Piquenique na torre do Santuário
Edson Gonçalves Ferreira
Quando conheci Narizinho, a menina do Nariz Arrebitado e a Emília, eu já era, também, um moleque atrevido que, desde os cinco anos de idade, era coroinha no Santuário de Santo Antônio e, portanto, acordava às 4h30min da manhã para ajudar a missa das 5 horas. Minha mãe me vestia com uma capa preta, colocava-me no meio da rua, com muita preocupação e indicava o Santuário que ficava apenas três quarteirões, em linha reta, da minha casa. Só que, naquela época, a iluminação da rua era precária e para mim, menino pequeno, todos os lugares eram longe. E lá ia o moleque serelepe para ajudar a missa...
Cresci, assim, no meio da padraida toda. O Convento dos Franciscanos era um Seminário Seráfico e recebia jovens de todo o mundo. Não, não estou exagerando. Vinham jovens da Holanda, da Alemanha, do Rio Grande do Sul, da Paraíba, de todos os lugares para estudar em Divinópolis. Foi assim que ajudei a primeira missa celebrada por muitos padres nobres como: Frei Miguel, Dom Aloísio, Dom Ivo Lorcheider, entre tantos outros. Ajudávamos a missa e, depois, tomávamos o café-da-manhã tipo europeu, com muito leite, mel, biscoitos, bolachas, chocolates, etc. Fazíamos a farra e, depois, engatávamos uma missa na hora. Eu ajuda a missa das 5, das 6, das 7 e, às vezes, algum sacerdote tinha que celebrar a missa dele e, então, eu quebrava o galho. Tudo era em latim e, até hoje, não me esqueci de nada. Até hoje, eu vou até o altar do Deus que alegra a minha juventude. E o piquenique, onde está?

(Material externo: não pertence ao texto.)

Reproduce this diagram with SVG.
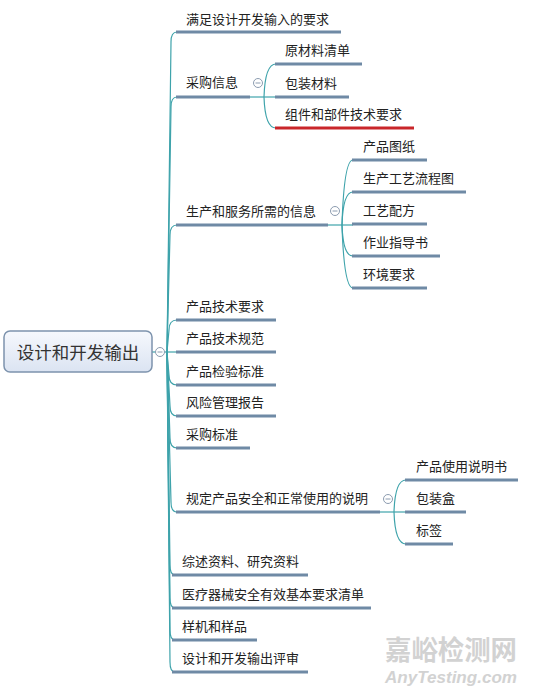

Vocês, leitores e leitoras, estarão perguntando... Calma!...
O Santuário possui uma bela torre que, naquela época, era o ponto mais alto da cidade e, portanto, fascinava a todos nós, meninos. Para subir até no alto, havia uma escada de madeira, já meio podre que, hoje, foi substituída por escada de aço. Eu adorava subir até no alto para contemplar a cidade e, então, quando tinha por volta de 11 anos de idade, pedi licença ao Frei Mariano, vigário na época, para fazer um piquenique na torre com meus colegas. Frei Mariano e Frei Miguel, com minha assessoria, tinham fundado o Movimento de Orientação Vocacional e eu, atrevido, comandava a turma.

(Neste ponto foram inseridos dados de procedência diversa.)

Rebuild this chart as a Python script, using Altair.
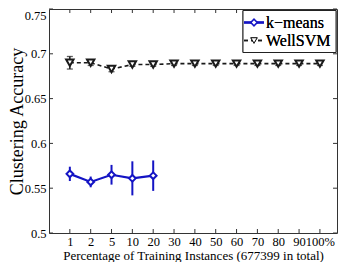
import altair as alt
import pandas as pd

categories = ["1", "2", "5", "10", "20", "30", "40", "50", "60", "70", "80", "90", "100%"]
km_mean = [0.566, 0.557, 0.565, 0.561, 0.564]
km_err = [0.008, 0.006, 0.011, 0.019, 0.017]
ws_mean = [0.690, 0.690, 0.683, 0.688, 0.688, 0.689, 0.689, 0.689, 0.689, 0.689, 0.689, 0.689, 0.689]
ws_err = [0.007, 0.003, 0.003, 0.002, 0.002, 0.002, 0.002, 0.002, 0.002, 0.002, 0.002, 0.002, 0.002]
yticks = [0.5, 0.55, 0.6, 0.65, 0.7, 0.75]
legend_labels = ["k\u2212means", "WellSVM"]

BLUE = "#1414c4"
BLACK = "#1a1a1a"
FONT = "Liberation Serif, Times New Roman, Tinos, DejaVu Serif, serif"
W, H = 288, 224

idx = list(range(len(categories)))
km = pd.DataFrame({"i": idx[:len(km_mean)], "acc": km_mean,
                   "lo": [m - e for m, e in zip(km_mean, km_err)],
                   "hi": [m + e for m, e in zip(km_mean, km_err)]})
ws = pd.DataFrame({"i": idx, "acc": ws_mean,
                   "lo": [m - e for m, e in zip(ws_mean, ws_err)],
                   "hi": [m + e for m, e in zip(ws_mean, ws_err)]})
ytk = pd.DataFrame({"acc": yticks})
xtk = pd.DataFrame({"i": idx})

label_js = "[" + ",".join("'" + c + "'" for c in categories) + "][datum.value]"

xscale = alt.Scale(domain=[-1.0, len(categories) - 1 + 0.82], nice=False, zero=False)
yscale = alt.Scale(domain=[0.5, 0.75], nice=False, zero=False)

xaxis = alt.Axis(title="Percentage of Training Instances (677399 in total)",
                 values=idx, labelExpr=label_js,
                 labelAngle=0, ticks=False, domain=False, labelPadding=2,
                 titlePadding=1.5, labelFontSize=12.5, titleFontSize=13,
                 labelFlush=False, labelOverlap=False, grid=False)
yaxis = alt.Axis(title="Clustering Accuracy", values=yticks, format=".2~f",
                 ticks=False, domain=False, labelPadding=3,
                 labelBaseline={"condition": {"test": "datum.value > 0.74", "value": "top"},
                                "value": "middle"},
                 titleX=-27, titleY=H / 2, titleAngle=270, titleAlign="center",
                 titleBaseline="alphabetic",
                 labelFontSize=12.5, titleFontSize=18, grid=False)

Xp = alt.X("i:Q", scale=xscale, axis=xaxis)
def Yp(f):
    return alt.Y(f, scale=yscale, axis=yaxis)

# inward ticks (MATLAB box style)
left_t = alt.Chart(ytk).mark_rule(color="#333", strokeWidth=1).encode(
    y=Yp("acc:Q"), x=alt.value(0), x2=alt.value(4))
right_t = alt.Chart(ytk).mark_rule(color="#333", strokeWidth=1).encode(
    y=Yp("acc:Q"), x=alt.value(W - 4), x2=alt.value(W))
bot_t = alt.Chart(xtk).mark_rule(color="#333", strokeWidth=1).encode(
    x=Xp, y=alt.value(H - 4), y2=alt.value(H))
top_t = alt.Chart(xtk).mark_rule(color="#333", strokeWidth=1).encode(
    x=Xp, y=alt.value(0), y2=alt.value(4))

ws_bar = alt.Chart(ws).mark_rule(color=BLACK, strokeWidth=1.5).encode(
    x=Xp, y=Yp("lo:Q"), y2="hi:Q")
ws_cap_lo = alt.Chart(ws).mark_tick(color=BLACK, size=6, thickness=1.3, orient="horizontal").encode(
    x=Xp, y=Yp("lo:Q"))
ws_cap_hi = alt.Chart(ws).mark_tick(color=BLACK, size=6, thickness=1.3, orient="horizontal").encode(
    x=Xp, y=Yp("hi:Q"))
ws_line = alt.Chart(ws).mark_line(color=BLACK, strokeWidth=1.6, strokeDash=[4, 3]).encode(
    x=Xp, y=Yp("acc:Q"))
ws_pt = alt.Chart(ws).mark_point(shape="triangle-down", filled=True, fill="white",
                                 stroke=BLACK, strokeWidth=2, size=55, opacity=1).encode(
    x=Xp, y=Yp("acc:Q"))

km_bar = alt.Chart(km).mark_rule(color=BLUE, strokeWidth=2).encode(
    x=Xp, y=Yp("lo:Q"), y2="hi:Q")
km_line = alt.Chart(km).mark_line(color=BLUE, strokeWidth=2.2).encode(
    x=Xp, y=Yp("acc:Q"))
km_pt = alt.Chart(km).mark_point(shape="diamond", filled=True, fill="white",
                                 stroke=BLUE, strokeWidth=2, size=45, opacity=1).encode(
    x=Xp, y=Yp("acc:Q"))

# legend
leg = pd.DataFrame({"label": legend_labels})
leg_box = alt.Chart(leg).mark_rect(fill="white", stroke="#222", strokeWidth=1).encode(
    x=alt.value(194), x2=alt.value(287), y=alt.value(1.5), y2=alt.value(43.5))
leg_l1 = alt.Chart(leg).mark_rule(color=BLUE, strokeWidth=2.2).encode(
    x=alt.value(195), x2=alt.value(215), y=alt.value(13.5))
leg_p1 = alt.Chart(leg).mark_point(shape="diamond", filled=True, fill="white", stroke=BLUE,
                                   strokeWidth=1.4, size=40, opacity=1).encode(
    x=alt.value(205), y=alt.value(13.5))
leg_l2 = alt.Chart(leg).mark_rule(color=BLACK, strokeWidth=1.6, strokeDash=[4, 3]).encode(
    x=alt.value(195), x2=alt.value(215), y=alt.value(31.5))
leg_p2 = alt.Chart(leg).mark_point(shape="triangle-down", filled=True, fill="white", stroke=BLACK,
                                   strokeWidth=1, size=40, opacity=1).encode(
    x=alt.value(205), y=alt.value(31.5))
leg_t1 = alt.Chart(leg).mark_text(align="left", baseline="middle", font=FONT, fontSize=16,
                                  color="black").encode(
    x=alt.value(217), y=alt.value(13.5), text=alt.value(legend_labels[0]))
leg_t2 = alt.Chart(leg).mark_text(align="left", baseline="middle", font=FONT, fontSize=16,
                                  color="black").encode(
    x=alt.value(217), y=alt.value(31.5), text=alt.value(legend_labels[1]))

chart = alt.layer(
    ws_line, left_t, right_t, bot_t, top_t,
    ws_bar, ws_cap_lo, ws_cap_hi, ws_pt,
    km_bar, km_line, km_pt,
    leg_box, leg_l1, leg_p1, leg_l2, leg_p2, leg_t1, leg_t2,
).properties(
    width=W, height=H,
    autosize=alt.AutoSizeParams(type="none"),
    padding={"left": 41, "top": 1, "right": 1, "bottom": 29},
).configure_view(stroke="#333", strokeWidth=1).configure_axis(
    labelFont=FONT, titleFont=FONT, labelColor="black", titleColor="black",
    titleFontWeight="normal", grid=False,
)

chart.save("out.html", embed_options={"renderer": "svg", "actions": False})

Frei Mariano que, sempre, teve aquele olhar questionador, aquele olhar que penetra no olhar da gente e, sempre me dizia, quando conversar com alguém olhe bem nos olhos da pessoa para confirmar se ela é autêntica mesmo, consentiu. Arrumamos, então, farinha de mandioca com açúcar, rapadura, laranja, limonada, pé-de-moleque – que merenda esquisita, dirão vocês, mas não tínhamos dinheiro! -- e, por volta das 18 horas, subimos as escadas da torre. Era inverno e, para clarear, levamos velas. Estava uma maravilha o piquenique. Contávamos histórias de assombração, cantávamos e tudo corria bem, mas, de repente, escutei um barulho diferente dentro do Santuário.

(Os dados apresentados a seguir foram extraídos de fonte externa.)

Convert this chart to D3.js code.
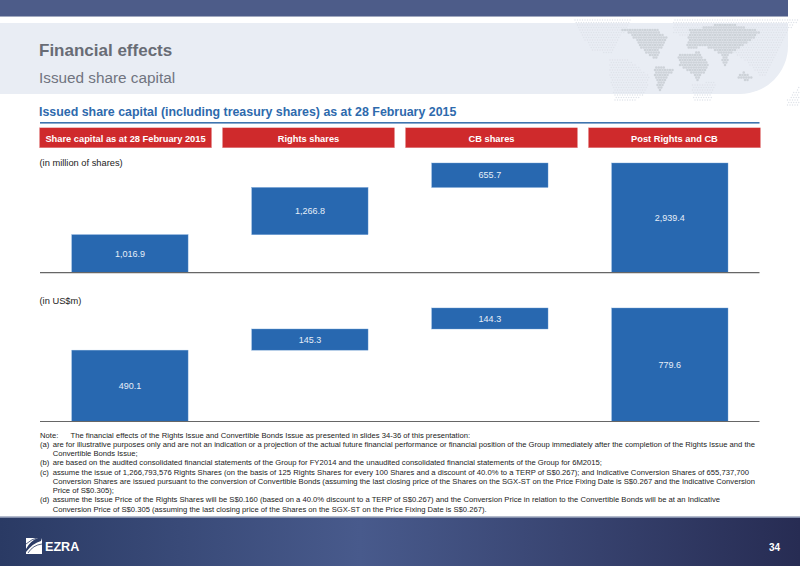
<!DOCTYPE html>
<html>
<head>
<meta charset="utf-8">
<script src="https://cdn.jsdelivr.net/npm/d3@7"></script>
<style>
  html, body { margin: 0; padding: 0; background: #fff; }
  svg { display: block; }
  text { font-family: "Liberation Sans", Arial, sans-serif; }
</style>
</head>
<body>
<div id="chart"></div>
<script>
// Chart data
const categories = ['Share capital as at 28 February 2015', 'Rights shares', 'CB shares', 'Post Rights and CB'];
const sharesValues = [1016.9, 1266.8, 655.7, 2939.4];
const usdValues = [490.1, 145.3, 144.3, 779.6];
const isTotal = [false, false, false, true];

const noteLabels = ['Note:', '(a)', '', '(b)', '(c)', '', '', '(d)', ''];
const noteLines = [
    'The financial effects of the Rights Issue and Convertible Bonds Issue as presented in slides 34-36 of this presentation:',
    'are for illustrative purposes only and are not an indication or a projection of the actual future financial performance or financial position of the Group immediately after the completion of the Rights Issue and the',
    'Convertible Bonds Issue;',
    'are based on the audited consolidated financial statements of the Group for FY2014 and the unaudited consolidated financial statements of the Group for 6M2015;',
    'assume the issue of 1,266,793,576 Rights Shares (on the basis of 125 Rights Shares for every 100 Shares and a discount of 40.0% to a TERP of S$0.267); and Indicative Conversion Shares of 655,737,700',
    'Conversion Shares are issued pursuant to the conversion of Convertible Bonds (assuming the last closing price of the Shares on the SGX-ST on the Price Fixing Date is S$0.267 and the Indicative Conversion',
    'Price of S$0.305);',
    'assume the Issue Price of the Rights Shares will be S$0.160 (based on a 40.0% discount to a TERP of S$0.267) and the Conversion Price in relation to the Convertible Bonds will be at an Indicative',
    'Conversion Price of S$0.305 (assuming the last closing price of the Shares on the SGX-ST on the Price Fixing Date is S$0.267).'
];

const width = 800;
const height = 566;

const svg = d3.select('#chart')
    .append('svg')
    .attr('width', width)
    .attr('height', height);

const defs = svg.append('defs');

const footGrad = defs.append('linearGradient').attr('id', 'footGrad');
footGrad.append('stop').attr('offset', '0%').attr('stop-color', '#2a3a64');
footGrad.append('stop').attr('offset', '45%').attr('stop-color', '#485a8c');
footGrad.append('stop').attr('offset', '100%').attr('stop-color', '#272c53');

// Top band and header panel
svg.append('rect').attr('width', 788).attr('height', 16).attr('fill', '#4d5c89');
svg.append('rect').attr('y', 16).attr('width', 788).attr('height', 0.8).attr('fill', '#8a94b0');
svg.append('path')
    .attr('d', 'M0,23H788V46A48,48 0 0 1 740,94H0Z')
    .attr('fill', '#e9edf4');

// Dotted world map behind the header (rough outlines, decoration only)
const land = [
    [[185,60],[290,58],[325,85],[300,120],[290,150],[270,140],[240,110],[215,75]],
    [[285,165],[340,180],[310,225],[297,250],[285,200]],
    [[355,135],[420,125],[445,165],[415,215],[395,190],[360,165]],
    [[390,60],[500,38],[605,65],[560,100],[510,130],[495,175],[480,130],[440,110],[380,115]],
    [[530,200],[555,185],[580,205],[560,215]]
];
const sea = [
    [[40,30],[215,30],[190,70],[160,130],[100,125],[60,70]],
    [[150,150],[210,150],[270,200],[260,245],[225,275],[165,270],[150,200]],
    [[340,28],[720,28],[690,60],[660,120],[620,200],[600,195],[540,140],[450,100],[340,70]],
    [[395,225],[470,210],[450,275],[400,275]],
    [[680,270],[720,225],[720,290],[680,290]]
];
const mapX = d3.scaleLinear().domain([0, 720]).range([560, 800]);
const mapY = d3.scaleLinear().domain([0, 300]).range([10, 110]);
const mapDots = svg.append('g');
for (let row = 0; row < 40; row++) {
    for (let col = 0; col < 96; col++) {
        const px = col * 7.5 + (row % 2 ? 3.75 : 0);
        const py = row * 7.5;
        if (land.some(p => d3.polygonContains(p, [px, py]))) {
            mapDots.append('circle').attr('cx', mapX(px)).attr('cy', mapY(py))
                .attr('r', 1.25).attr('fill', '#cdd2d8');
        } else if (sea.some(p => d3.polygonContains(p, [px, py]))) {
            mapDots.append('circle').attr('cx', mapX(px)).attr('cy', mapY(py))
                .attr('r', 0.7).attr('fill', '#dde1e8');
        }
    }
}

svg.append('text').attr('x', 39).attr('y', 56)
    .style('font-size', '17px').style('font-weight', 'bold').style('fill', '#686c75')
    .text('Financial effects');
svg.append('text').attr('x', 39).attr('y', 83)
    .style('font-size', '15.3px').style('fill', '#707480')
    .text('Issued share capital');

svg.append('text').attr('x', 39).attr('y', 115.7)
    .style('font-size', '12.4px').style('font-weight', 'bold').style('fill', '#2e6aad')
    .text('Issued share capital (including treasury shares) as at 28 February 2015');
svg.append('rect').attr('x', 40).attr('y', 122).attr('width', 719.5).attr('height', 1.6).attr('fill', '#3f74ae');

// Columns for the red headers
const x = d3.scaleBand()
    .domain(categories)
    .range([39.5, 760.5])
    .paddingInner(0.0595)
    .paddingOuter(0);

// Columns for the bars, narrower and not centred under the headers
const xBar = d3.scaleBand()
    .domain(categories)
    .range([71.8, 728])
    .paddingInner(0.354)
    .paddingOuter(0);

// Red header boxes
categories.forEach(c => {
    svg.append('rect')
        .attr('x', x(c)).attr('y', 127.8)
        .attr('width', x.bandwidth()).attr('height', 20)
        .attr('fill', '#cf2a2c')
        .attr('stroke', '#e8a0a0').attr('stroke-width', 0.4);
    svg.append('text')
        .attr('x', x(c) + x.bandwidth() / 2).attr('y', 141.5)
        .attr('text-anchor', 'middle')
        .style('font-size', '9.3px').style('font-weight', 'bold').style('fill', '#fff')
        .text(c);
});

// Waterfall panel
function drawPanel(values, baseline, top, unitLabel, labelY) {
    const y = d3.scaleLinear()
        .domain([0, d3.max(values)])
        .range([baseline, top]);

    svg.append('text').attr('x', 39.5).attr('y', labelY)
        .style('font-size', '9.3px').style('fill', '#222')
        .text(unitLabel);

    let running = 0;
    values.forEach((v, i) => {
        const start = isTotal[i] ? 0 : running;
        const end = start + v;
        running = end;

        svg.append('rect')
            .attr('x', xBar(categories[i]))
            .attr('y', y(end))
            .attr('width', xBar.bandwidth())
            .attr('height', y(start) - y(end))
            .attr('fill', '#2868b0')
            .attr('stroke', '#6f9fd4').attr('stroke-width', 0.4);

        svg.append('text')
            .attr('x', xBar(categories[i]) + xBar.bandwidth() / 2)
            .attr('y', (y(start) + y(end)) / 2 + 3.2)
            .attr('text-anchor', 'middle')
            .style('font-size', '9px').style('fill', '#e6eef8')
            .text(d3.format(',.1f')(v));
    });

    svg.append('line')
        .attr('x1', 40).attr('x2', 759.5)
        .attr('y1', baseline).attr('y2', baseline)
        .attr('stroke', '#666').attr('stroke-width', 1.2);
}

drawPanel(sharesValues, 272.6, 163, '(in million of shares)', 165.5);
drawPanel(usdValues, 421.5, 308, '(in US$m)', 304);

// Notes. Right edge of each justified row, null leaves the row as set.
const noteEnds = [null, 755, null, null, 749, 755, null, 720, null];
noteLines.forEach((line, i) => {
    const rowY = 437.7 + i * 9.25;
    svg.append('text').attr('x', 40).attr('y', rowY)
        .style('font-size', '7.65px').style('fill', '#222')
        .text(noteLabels[i]);
    const startX = i === 0 ? 70.5 : 52.7;
    const t = svg.append('text')
        .attr('x', startX).attr('y', rowY)
        .style('font-size', '7.65px').style('fill', '#222')
        .text(line);
    if (noteEnds[i]) t.attr('textLength', noteEnds[i] - startX).attr('lengthAdjust', 'spacing');
});

// Footer
svg.append('rect').attr('y', 517).attr('width', width).attr('height', 49).attr('fill', 'url(#footGrad)');
svg.append('rect').attr('y', 516.4).attr('width', width).attr('height', 1.6).attr('fill', '#8590ad');

// Logo: white square with dark swooshes cut through it
svg.append('path').attr('d', 'M26,538H42L41,541Q33,543 26,552V554H42V538Z M26,538V549Q30,541 38,538Z').attr('fill', '#fff');
svg.append('path').attr('d', 'M26,544Q31,539 40,537').attr('fill', 'none').attr('stroke', '#2c3c66').attr('stroke-width', 0.8);
svg.append('path').attr('d', 'M28,553Q33,545 42,544').attr('fill', 'none').attr('stroke', '#2c3c66').attr('stroke-width', 0.8);
svg.append('text').attr('x', 45).attr('y', 551)
    .style('font-size', '12.6px').style('font-weight', 'bold').style('fill', '#fff')
    .text('EZRA');
svg.append('text').attr('x', 769).attr('y', 550.5)
    .style('font-size', '10px').style('font-weight', 'bold').style('fill', '#fff')
    .text('34');
</script>
</body>
</html>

Rapidamente, desci as escadas correndo. Cheguei no alto do teto do coro e, lá embaixo, vi a pradaiada toda carregando enxadas, enxós, baldes, vassouras. Assim que um dos clérigos abriu a boca para gritar meu nome. Antes que ele o fizesse, eu, lá de cima, gritei: _ Gente, estamos aqui com ordem do Frei Mariano. Aí, parece que foi o Frei Norberto gritou: _ Ligaram do Edifício Ercílio, dizendo que o Santuário estava pegando fogo. Desçam todos, agora! Subi novamente, avisei meus amigos e todos nós descemos com “o rabo entre as pernas” como diz a voz popular. O sabor daquele piquenique, contudo, ficou até hoje em nossos corações. Como era bom ser moleque! “Ai, que saudade que eu tenho da aurora da minha vida, da minha infância querida, que os anos não trazem mais!”